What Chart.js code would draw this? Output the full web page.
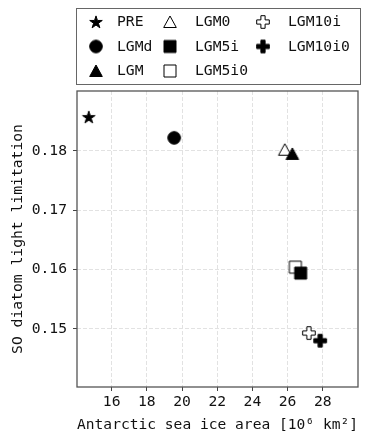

::::

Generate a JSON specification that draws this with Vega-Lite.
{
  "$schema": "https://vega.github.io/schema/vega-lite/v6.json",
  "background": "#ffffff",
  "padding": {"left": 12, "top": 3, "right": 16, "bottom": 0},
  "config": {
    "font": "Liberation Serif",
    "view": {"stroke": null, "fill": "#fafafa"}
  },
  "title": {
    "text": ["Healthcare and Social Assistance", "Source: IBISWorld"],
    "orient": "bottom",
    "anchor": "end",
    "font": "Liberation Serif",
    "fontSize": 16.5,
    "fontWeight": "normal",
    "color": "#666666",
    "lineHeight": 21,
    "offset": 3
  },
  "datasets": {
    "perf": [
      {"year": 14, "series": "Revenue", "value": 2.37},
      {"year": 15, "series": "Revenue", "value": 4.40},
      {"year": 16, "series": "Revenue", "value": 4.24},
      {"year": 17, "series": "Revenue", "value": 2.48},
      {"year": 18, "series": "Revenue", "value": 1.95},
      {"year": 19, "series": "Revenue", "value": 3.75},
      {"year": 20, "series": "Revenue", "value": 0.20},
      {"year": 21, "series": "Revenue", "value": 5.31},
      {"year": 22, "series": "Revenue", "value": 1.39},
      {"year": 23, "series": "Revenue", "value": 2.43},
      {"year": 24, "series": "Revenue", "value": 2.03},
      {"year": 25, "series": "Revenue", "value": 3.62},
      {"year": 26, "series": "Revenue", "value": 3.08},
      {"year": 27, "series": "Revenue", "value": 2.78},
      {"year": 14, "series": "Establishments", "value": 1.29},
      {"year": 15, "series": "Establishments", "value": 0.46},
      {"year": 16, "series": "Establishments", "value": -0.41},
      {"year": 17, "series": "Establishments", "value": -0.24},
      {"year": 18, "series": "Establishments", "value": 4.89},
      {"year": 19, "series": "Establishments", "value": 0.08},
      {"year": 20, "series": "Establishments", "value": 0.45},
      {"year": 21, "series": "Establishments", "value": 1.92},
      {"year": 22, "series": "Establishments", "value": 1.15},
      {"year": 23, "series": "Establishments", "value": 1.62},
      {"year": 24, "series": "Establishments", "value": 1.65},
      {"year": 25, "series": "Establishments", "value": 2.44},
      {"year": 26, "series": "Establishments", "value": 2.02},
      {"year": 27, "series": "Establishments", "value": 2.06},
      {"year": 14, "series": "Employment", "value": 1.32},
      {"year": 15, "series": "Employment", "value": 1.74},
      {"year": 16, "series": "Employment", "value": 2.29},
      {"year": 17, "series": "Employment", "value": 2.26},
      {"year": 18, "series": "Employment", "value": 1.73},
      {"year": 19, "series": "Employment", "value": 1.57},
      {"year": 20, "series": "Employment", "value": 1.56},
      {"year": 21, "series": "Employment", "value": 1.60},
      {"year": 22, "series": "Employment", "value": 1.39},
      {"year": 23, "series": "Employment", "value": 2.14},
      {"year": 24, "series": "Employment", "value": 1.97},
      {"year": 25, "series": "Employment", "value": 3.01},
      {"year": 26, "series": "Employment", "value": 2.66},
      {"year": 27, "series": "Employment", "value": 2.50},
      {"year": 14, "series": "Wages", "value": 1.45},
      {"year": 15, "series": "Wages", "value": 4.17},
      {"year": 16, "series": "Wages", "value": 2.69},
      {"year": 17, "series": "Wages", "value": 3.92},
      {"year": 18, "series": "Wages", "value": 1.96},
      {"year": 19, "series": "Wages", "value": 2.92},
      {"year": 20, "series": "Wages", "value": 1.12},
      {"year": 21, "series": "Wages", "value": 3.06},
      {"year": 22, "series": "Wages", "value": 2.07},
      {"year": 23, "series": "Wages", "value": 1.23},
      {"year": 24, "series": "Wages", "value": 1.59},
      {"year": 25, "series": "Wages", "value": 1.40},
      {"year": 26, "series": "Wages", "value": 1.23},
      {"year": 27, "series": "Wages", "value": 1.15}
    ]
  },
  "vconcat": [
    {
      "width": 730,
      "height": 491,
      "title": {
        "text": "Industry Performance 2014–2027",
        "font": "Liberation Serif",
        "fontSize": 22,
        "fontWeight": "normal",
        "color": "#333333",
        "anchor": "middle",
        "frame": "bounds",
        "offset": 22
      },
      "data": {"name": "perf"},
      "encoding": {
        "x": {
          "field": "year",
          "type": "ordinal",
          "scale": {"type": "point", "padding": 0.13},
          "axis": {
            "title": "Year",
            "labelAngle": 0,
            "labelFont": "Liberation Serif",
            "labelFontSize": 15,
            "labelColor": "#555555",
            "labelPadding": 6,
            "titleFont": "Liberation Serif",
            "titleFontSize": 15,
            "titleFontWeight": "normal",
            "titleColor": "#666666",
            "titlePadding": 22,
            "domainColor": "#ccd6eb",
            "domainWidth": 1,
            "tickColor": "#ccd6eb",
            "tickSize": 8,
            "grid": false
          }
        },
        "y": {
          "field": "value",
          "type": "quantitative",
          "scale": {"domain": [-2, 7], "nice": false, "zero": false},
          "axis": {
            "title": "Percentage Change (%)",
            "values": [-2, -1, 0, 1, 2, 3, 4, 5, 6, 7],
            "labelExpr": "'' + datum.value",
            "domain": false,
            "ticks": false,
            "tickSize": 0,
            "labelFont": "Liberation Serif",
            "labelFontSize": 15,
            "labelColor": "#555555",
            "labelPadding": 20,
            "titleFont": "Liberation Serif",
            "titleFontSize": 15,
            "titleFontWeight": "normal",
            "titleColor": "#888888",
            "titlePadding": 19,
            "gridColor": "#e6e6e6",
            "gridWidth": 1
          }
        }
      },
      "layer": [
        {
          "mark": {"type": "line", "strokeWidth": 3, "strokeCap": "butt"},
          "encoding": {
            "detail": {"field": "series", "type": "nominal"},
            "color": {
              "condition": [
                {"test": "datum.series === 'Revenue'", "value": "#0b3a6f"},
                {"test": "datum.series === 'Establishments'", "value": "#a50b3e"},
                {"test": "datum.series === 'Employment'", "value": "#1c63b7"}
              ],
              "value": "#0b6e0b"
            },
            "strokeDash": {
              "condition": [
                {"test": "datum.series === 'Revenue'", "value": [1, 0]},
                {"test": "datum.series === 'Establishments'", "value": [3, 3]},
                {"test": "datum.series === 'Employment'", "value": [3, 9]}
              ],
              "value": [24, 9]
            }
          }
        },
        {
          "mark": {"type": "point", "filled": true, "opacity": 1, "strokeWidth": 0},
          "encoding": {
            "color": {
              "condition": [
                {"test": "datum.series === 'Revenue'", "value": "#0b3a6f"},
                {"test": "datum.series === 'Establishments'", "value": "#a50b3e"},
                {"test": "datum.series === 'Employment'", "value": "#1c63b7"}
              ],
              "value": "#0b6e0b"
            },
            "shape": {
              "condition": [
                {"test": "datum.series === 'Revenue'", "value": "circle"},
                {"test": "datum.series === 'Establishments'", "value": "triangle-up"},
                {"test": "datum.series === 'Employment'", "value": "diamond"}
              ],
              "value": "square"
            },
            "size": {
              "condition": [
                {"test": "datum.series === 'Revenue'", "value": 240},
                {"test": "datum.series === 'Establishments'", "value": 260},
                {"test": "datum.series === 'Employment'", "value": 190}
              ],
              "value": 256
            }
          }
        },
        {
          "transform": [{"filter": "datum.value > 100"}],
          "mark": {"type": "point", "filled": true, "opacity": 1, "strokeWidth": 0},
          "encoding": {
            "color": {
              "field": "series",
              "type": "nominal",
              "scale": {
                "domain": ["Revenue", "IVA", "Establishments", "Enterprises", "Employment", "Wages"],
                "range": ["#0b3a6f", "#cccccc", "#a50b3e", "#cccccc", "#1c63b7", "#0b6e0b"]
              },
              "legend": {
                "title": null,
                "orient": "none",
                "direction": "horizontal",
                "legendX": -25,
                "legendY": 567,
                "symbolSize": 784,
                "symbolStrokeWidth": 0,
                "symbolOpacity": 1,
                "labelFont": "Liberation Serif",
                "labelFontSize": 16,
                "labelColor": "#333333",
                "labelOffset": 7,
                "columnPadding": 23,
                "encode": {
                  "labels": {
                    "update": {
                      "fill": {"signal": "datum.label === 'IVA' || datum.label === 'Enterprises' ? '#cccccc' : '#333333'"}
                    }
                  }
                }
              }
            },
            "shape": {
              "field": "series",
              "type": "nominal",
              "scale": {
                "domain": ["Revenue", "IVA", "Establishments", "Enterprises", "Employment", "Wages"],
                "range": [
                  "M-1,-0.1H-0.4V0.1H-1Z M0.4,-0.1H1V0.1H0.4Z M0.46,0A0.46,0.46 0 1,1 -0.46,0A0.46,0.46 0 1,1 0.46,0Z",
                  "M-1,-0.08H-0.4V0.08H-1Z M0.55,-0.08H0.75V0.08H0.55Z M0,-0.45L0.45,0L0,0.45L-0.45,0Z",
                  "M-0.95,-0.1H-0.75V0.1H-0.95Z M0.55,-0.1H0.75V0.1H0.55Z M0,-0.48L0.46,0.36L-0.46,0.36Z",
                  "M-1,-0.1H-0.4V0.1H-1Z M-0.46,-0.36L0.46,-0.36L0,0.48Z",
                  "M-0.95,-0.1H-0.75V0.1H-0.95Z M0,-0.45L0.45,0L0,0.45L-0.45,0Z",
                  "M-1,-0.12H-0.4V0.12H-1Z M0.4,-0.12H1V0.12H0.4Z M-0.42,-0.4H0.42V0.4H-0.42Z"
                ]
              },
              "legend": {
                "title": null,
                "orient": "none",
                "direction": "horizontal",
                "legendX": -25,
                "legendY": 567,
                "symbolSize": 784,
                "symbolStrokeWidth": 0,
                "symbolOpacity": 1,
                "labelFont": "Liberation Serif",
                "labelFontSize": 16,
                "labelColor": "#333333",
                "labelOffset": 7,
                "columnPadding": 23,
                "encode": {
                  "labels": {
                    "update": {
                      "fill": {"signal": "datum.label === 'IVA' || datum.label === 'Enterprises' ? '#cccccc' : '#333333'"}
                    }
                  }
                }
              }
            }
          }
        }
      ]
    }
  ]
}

::::

→ **EXERCISE BRIEF**
Copy out every line where the word "this" occurs.

→ **TASK ANSWER**
What Chart.js code would draw this? Output the full web page.
Generate a JSON specification that draws this with Vega-Lite.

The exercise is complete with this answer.